• **SET PROBLEM**: Carry none of the pictures over; set down the material below exactly.

• **DATA EXCERPT**:

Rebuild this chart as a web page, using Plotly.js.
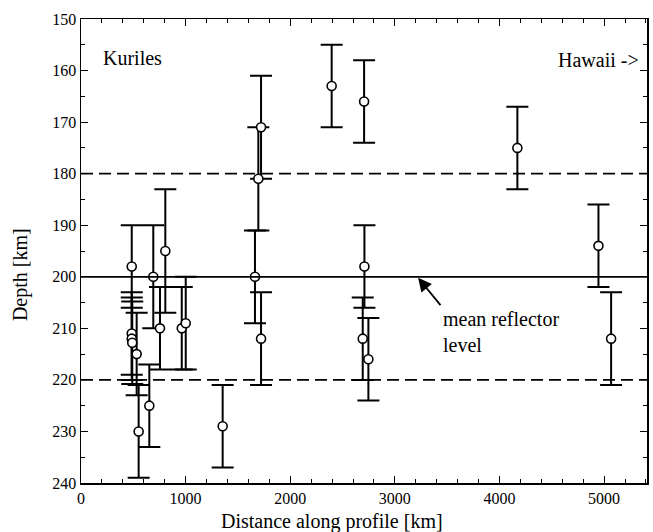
<!DOCTYPE html>
<html>
<head>
<meta charset="utf-8">
<script src="https://cdn.plot.ly/plotly-3.0.1.min.js"></script>
<style>html,body{margin:0;padding:0;background:#fff;}#chart{width:653px;height:532px;}</style>
</head>
<body>
<div id="chart"></div>
<script>
// Distance along profile [km]
var distance = [485, 485, 485, 490, 532, 551, 653, 691, 755, 806, 963, 1001, 1354, 1663, 1695, 1721, 1721, 2396, 2706, 2709, 2693, 2747, 4171, 4946, 5067];
// Reflector depth [km]
var depth = [198, 211, 212, 212.8, 215, 230, 225, 200, 210, 195, 210, 209, 229, 200, 181, 171, 212, 163, 166, 198, 212, 216, 175, 194, 212];
// Depth uncertainty [km]
var depthErr = [8, 8, 8, 8, 8, 9, 8, 10, 8, 12, 8, 9, 8, 9, 10, 10, 9, 8, 8, 8, 8, 8, 8, 8, 9];

var meanLevel = 200;
var boundLevels = [180, 220];

var xTicks = [0, 1000, 2000, 3000, 4000, 5000];
var yTicks = [150, 160, 170, 180, 190, 200, 210, 220, 230, 240];

var xTitle = 'Distance along profile [km]';
var yTitle = 'Depth [km]';

var FONT = '"Liberation Serif", "Times New Roman", Times, serif';

var trace = {
  x: distance, y: depth, type: 'scatter', mode: 'markers',
  marker: {symbol: 'circle', size: 9, color: '#ffffff', line: {color: '#000', width: 1.6}},
  error_y: {type: 'data', array: depthErr, visible: true, color: '#000', thickness: 2, width: 11},
  hoverinfo: 'x+y'
};

var shapes = [{type: 'line', xref: 'paper', x0: 0, x1: 1, yref: 'y', y0: meanLevel, y1: meanLevel,
  line: {color: '#000', width: 1.8}}];
boundLevels.forEach(function (v) {
  shapes.push({type: 'line', xref: 'paper', x0: 0, x1: 1, yref: 'y', y0: v, y1: v,
    line: {color: '#000', width: 1.8, dash: '12px,6px'}});
});

var layout = {
  width: 653, height: 532,
  margin: {l: 81, r: 6, t: 19, b: 49},
  paper_bgcolor: '#fff', plot_bgcolor: '#fff',
  showlegend: false,
  font: {family: FONT, size: 16, color: '#000'},
  xaxis: {
    range: [0, 5410], tickvals: xTicks, ticktext: xTicks.map(String),
    ticks: 'inside', ticklen: 7, tickwidth: 1, tickcolor: '#000',
    minor: {dtick: 200, ticks: 'inside', ticklen: 4, tickcolor: '#000'},
    showline: true, linecolor: '#000', linewidth: 1.5, mirror: 'ticks',
    showgrid: false, zeroline: false,
    tickfont: {family: FONT, size: 16},
    title: {text: ''}
  },
  yaxis: {
    range: [240, 150], tickvals: yTicks, ticktext: yTicks.map(String),
    ticks: 'inside', ticklen: 7, tickwidth: 1, tickcolor: '#000',
    minor: {dtick: 5, ticks: 'inside', ticklen: 4, tickcolor: '#000'},
    showline: true, linecolor: '#000', linewidth: 1.5, mirror: 'ticks',
    showgrid: false, zeroline: false,
    tickfont: {family: FONT, size: 16},
    title: {text: ''}
  },
  shapes: shapes,
  annotations: [
    {x: 0.4435, y: -0.082, xref: 'paper', yref: 'paper', text: xTitle, showarrow: false,
      xanchor: 'center', yanchor: 'middle', font: {family: FONT, size: 20}},
    {x: -0.108, y: 0.45, xref: 'paper', yref: 'paper', text: yTitle, showarrow: false, textangle: -90,
      xanchor: 'center', yanchor: 'middle', font: {family: FONT, size: 20}},
    {x: 191, y: 157.6, xref: 'x', yref: 'y', text: 'Kuriles', showarrow: false,
      xanchor: 'left', yanchor: 'middle', font: {family: FONT, size: 20}},
    {x: 5350, y: 158, xref: 'x', yref: 'y', text: 'Hawaii ->', showarrow: false,
      xanchor: 'right', yanchor: 'middle', font: {family: FONT, size: 20}},
    {x: 3222, y: 200.2, xref: 'x', yref: 'y', ax: 3448, ay: 205.8, axref: 'x', ayref: 'y',
      text: '', showarrow: true, arrowhead: 2, arrowsize: 1.5, arrowwidth: 1.8, arrowcolor: '#000'},
    {x: 3440, y: 210.8, xref: 'x', yref: 'y', text: 'mean reflector<br>level', showarrow: false,
      xanchor: 'left', yanchor: 'middle', align: 'left', font: {family: FONT, size: 20}}
  ]
};

Plotly.newPlot('chart', [trace], layout, {displayModeBar: false, staticPlot: true});
</script>
</body>
</html>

• **TASK ANSWER**:
Rebuild this chart as a web page, using Plotly.js.
<!DOCTYPE html>
<html>
<head>
<meta charset="utf-8">
<script src="https://cdn.plot.ly/plotly-3.0.1.min.js"></script>
<style>html,body{margin:0;padding:0;background:#fff;}#chart{width:653px;height:532px;}</style>
</head>
<body>
<div id="chart"></div>
<script>
// Distance along profile [km]
var distance = [485, 485, 485, 490, 532, 551, 653, 691, 755, 806, 963, 1001, 1354, 1663, 1695, 1721, 1721, 2396, 2706, 2709, 2693, 2747, 4171, 4946, 5067];
// Reflector depth [km]
var depth = [198, 211, 212, 212.8, 215, 230, 225, 200, 210, 195, 210, 209, 229, 200, 181, 171, 212, 163, 166, 198, 212, 216, 175, 194, 212];
// Depth uncertainty [km]
var depthErr = [8, 8, 8, 8, 8, 9, 8, 10, 8, 12, 8, 9, 8, 9, 10, 10, 9, 8, 8, 8, 8, 8, 8, 8, 9];

var meanLevel = 200;
var boundLevels = [180, 220];

var xTicks = [0, 1000, 2000, 3000, 4000, 5000];
var yTicks = [150, 160, 170, 180, 190, 200, 210, 220, 230, 240];

var xTitle = 'Distance along profile [km]';
var yTitle = 'Depth [km]';

var FONT = '"Liberation Serif", "Times New Roman", Times, serif';

var trace = {
  x: distance, y: depth, type: 'scatter', mode: 'markers',
  marker: {symbol: 'circle', size: 9, color: '#ffffff', line: {color: '#000', width: 1.6}},
  error_y: {type: 'data', array: depthErr, visible: true, color: '#000', thickness: 2, width: 11},
  hoverinfo: 'x+y'
};

var shapes = [{type: 'line', xref: 'paper', x0: 0, x1: 1, yref: 'y', y0: meanLevel, y1: meanLevel,
  line: {color: '#000', width: 1.8}}];
boundLevels.forEach(function (v) {
  shapes.push({type: 'line', xref: 'paper', x0: 0, x1: 1, yref: 'y', y0: v, y1: v,
    line: {color: '#000', width: 1.8, dash: '12px,6px'}});
});

var layout = {
  width: 653, height: 532,
  margin: {l: 81, r: 6, t: 19, b: 49},
  paper_bgcolor: '#fff', plot_bgcolor: '#fff',
  showlegend: false,
  font: {family: FONT, size: 16, color: '#000'},
  xaxis: {
    range: [0, 5410], tickvals: xTicks, ticktext: xTicks.map(String),
    ticks: 'inside', ticklen: 7, tickwidth: 1, tickcolor: '#000',
    minor: {dtick: 200, ticks: 'inside', ticklen: 4, tickcolor: '#000'},
    showline: true, linecolor: '#000', linewidth: 1.5, mirror: 'ticks',
    showgrid: false, zeroline: false,
    tickfont: {family: FONT, size: 16},
    title: {text: ''}
  },
  yaxis: {
    range: [240, 150], tickvals: yTicks, ticktext: yTicks.map(String),
    ticks: 'inside', ticklen: 7, tickwidth: 1, tickcolor: '#000',
    minor: {dtick: 5, ticks: 'inside', ticklen: 4, tickcolor: '#000'},
    showline: true, linecolor: '#000', linewidth: 1.5, mirror: 'ticks',
    showgrid: false, zeroline: false,
    tickfont: {family: FONT, size: 16},
    title: {text: ''}
  },
  shapes: shapes,
  annotations: [
    {x: 0.4435, y: -0.082, xref: 'paper', yref: 'paper', text: xTitle, showarrow: false,
      xanchor: 'center', yanchor: 'middle', font: {family: FONT, size: 20}},
    {x: -0.108, y: 0.45, xref: 'paper', yref: 'paper', text: yTitle, showarrow: false, textangle: -90,
      xanchor: 'center', yanchor: 'middle', font: {family: FONT, size: 20}},
    {x: 191, y: 157.6, xref: 'x', yref: 'y', text: 'Kuriles', showarrow: false,
      xanchor: 'left', yanchor: 'middle', font: {family: FONT, size: 20}},
    {x: 5350, y: 158, xref: 'x', yref: 'y', text: 'Hawaii ->', showarrow: false,
      xanchor: 'right', yanchor: 'middle', font: {family: FONT, size: 20}},
    {x: 3222, y: 200.2, xref: 'x', yref: 'y', ax: 3448, ay: 205.8, axref: 'x', ayref: 'y',
      text: '', showarrow: true, arrowhead: 2, arrowsize: 1.5, arrowwidth: 1.8, arrowcolor: '#000'},
    {x: 3440, y: 210.8, xref: 'x', yref: 'y', text: 'mean reflector<br>level', showarrow: false,
      xanchor: 'left', yanchor: 'middle', align: 'left', font: {family: FONT, size: 20}}
  ]
};

Plotly.newPlot('chart', [trace], layout, {displayModeBar: false, staticPlot: true});
</script>
</body>
</html>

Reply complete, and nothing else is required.